Liam Paninski,1 Shy Shoham,2 Matthew R. Fellows,3 Nicholas G. Hatsopoulos,4 and John P. Donoghue3

1Gatsby Computational Neuroscience Unit, University College London, London, United Kingdom WC1N 3AR, 2Department of Molecular Biology, Princeton University, Princeton, New Jersey 08544, 3Department of Neuroscience, Brown University, Providence, Rhode Island 02912, and 4Department of Organismal Biology and Anatomy, University of Chicago, Chicago, Illinois 60637

Neural activity in primary motor cortex (MI) is known to correlate with hand position and velocity. Previous descriptions of this tuning have (1) been linear in position or velocity, (2) depended only instantaneously on these signals, and/or (3) not incorporated the effects of interneuronal dependencies on firing rate.

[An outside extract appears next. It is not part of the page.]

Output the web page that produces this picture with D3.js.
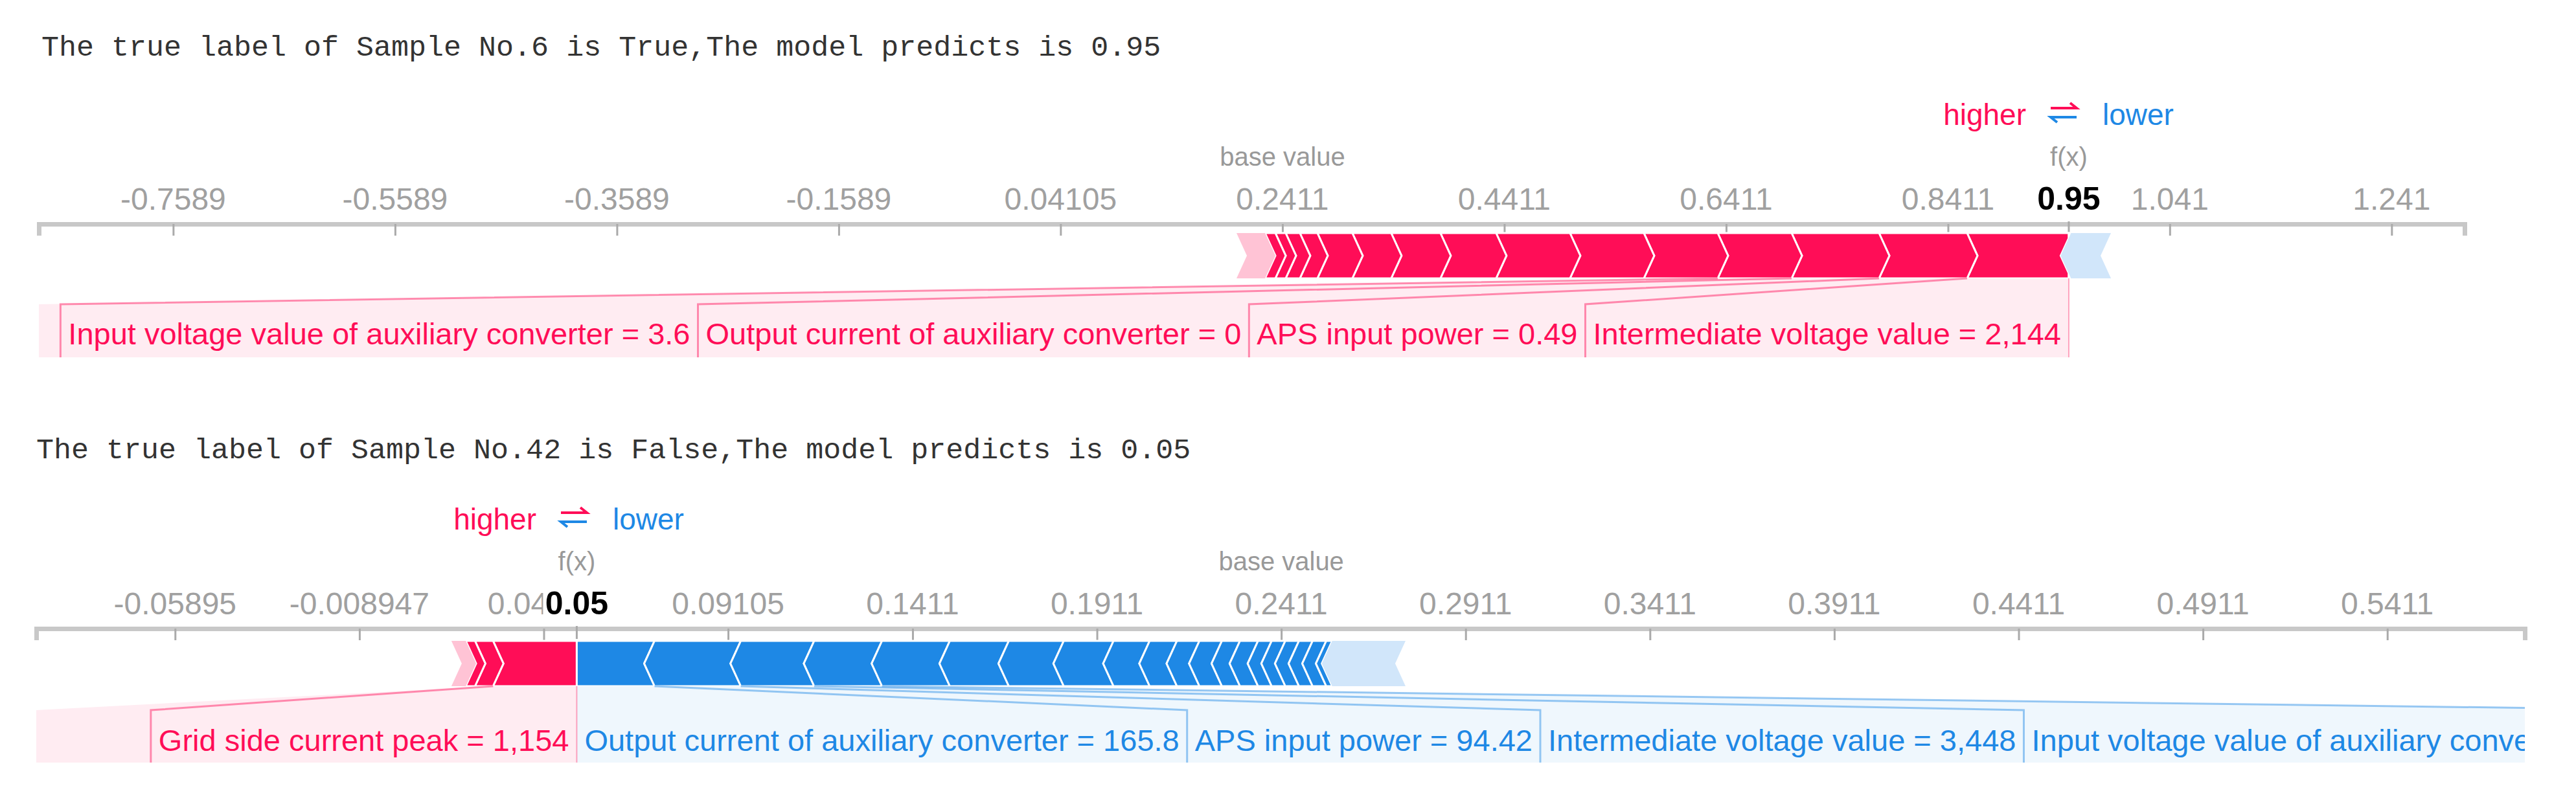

We show here that many MI cells encode a superlinear function of the full time-varying hand trajectory. Approximately 20% of MI cells carry information in the hand trajectory beyond just the position, velocity, and acceleration at a single time lag. Moreover, approximately one-third of MI cells encode the trajectory in a significantly superlinear manner; as one consequence, even small position changes can dramatically modulate the gain of the velocity tuning of MI cells, in agreement with recent psychophysical evidence. We introduce a compact nonlinear "preferred trajectory" model that predicts the complex structure of the spatiotemporal tuning functions described in previous work. Finally, observing the activity of neighboring cells in the MI network significantly increases the predictability of the firing rate of a single MI cell; however, we find interneuronal dependencies in MI to be much more locked to external kinematic parameters than those described recently in the hippocampus. Nevertheless, this neighbor activity is approximately as informative as the hand velocity, supporting the view that neural encoding in MI is best understood at a population level.

Key words: hand; motor cortex; movement; motion; motor activity; gain modulation; statistical model; correlated coding


Received March 12, 2004; revised August 10, 2004; accepted August 10, 2004.